A 'megahertz treadmill' drove the entire computer industry. New processors with new megahertz ratings appeared on the market, with overwhelming rapidity. Sometimes, even before the current model arrived at retailers' shelves, it had to be marked.

Consumers often complained that the PC they had bought in one week became obsolete by the next week. The treadmill effect periodically played havoc with computer manufacturers' supply chains. Crusoe aimed at getting around this problem. It offered just enough megahertz to deliver a satisfying user experience. Manufacturers could plan for long production runs that allowed superior products to be built, while driving down costs. In addition, Crusoe's software could be used to deliver extended and enhanced benefits of longer battery life and cooler operation without having to re-configure the underlying hardware. Crusoe promised the performance for a range of applications from office suites to multimedia. Desktop processors and systems were optimized for peak performance.
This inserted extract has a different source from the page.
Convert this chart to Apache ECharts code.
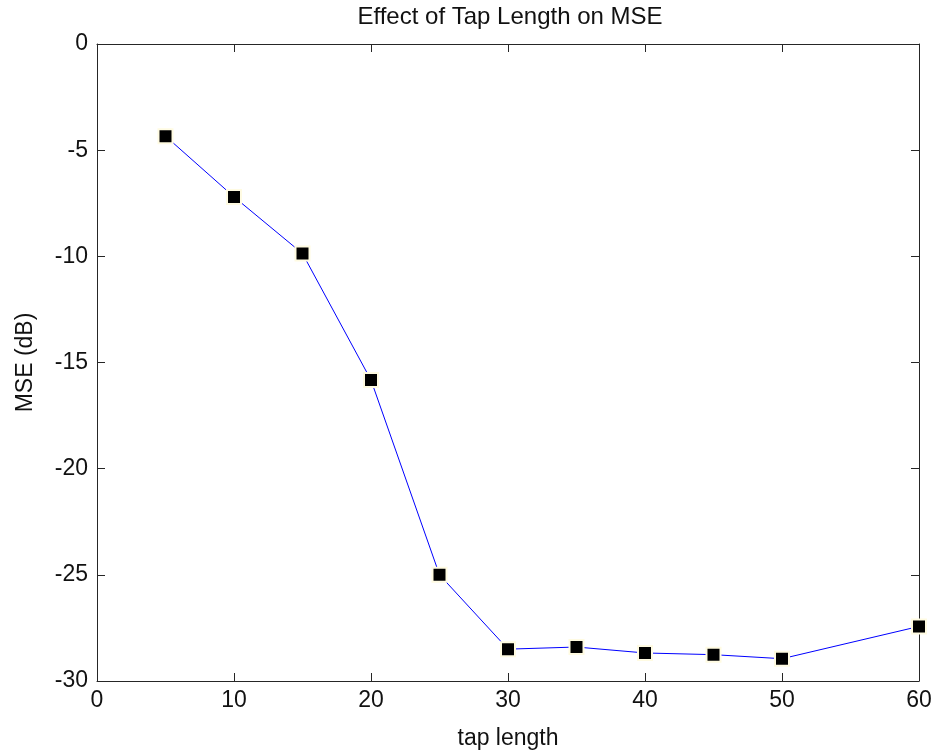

In mobile systems, the situation was quite different.

The issue of battery lifetime entered the picture. Crusoe had been designed around the belief that running the processor faster than necessary to get the job done was a waste of energy and reduced battery lifetime. Even before Crusoe had hit store shelves in 2000, critics were already skeptical about its performance. Tests suggested that the chip sacrificed speed for longer battery life-at a price that might not be worth it. But Transmeta claimed that these tests could not be applied to Crusoe because of Crusoe's unusual architecture, which combined software and hardware. Hence the company claimed that standard benchmark tests that were used to gauge the performance of hardware-based processors like Pentium were unlikely to capture the benefits of Crusoe.

Indeed this was the reason Transmeta gave for not releasing benchmarks in the first place. During operation, the chip recompiled x86 code into native Crusoe code. This slowed down performance drastically. However, Transmeta emphasized that the recompiling process only had to be carried out once so that the operation speeded up during the course of use. Transmeta maintained that while doing a repetitive task, performance went up after a couple of iterations, so Crusoe was fast enough for typical applications, and far more power-efficient than similar processors from Intel and AMD.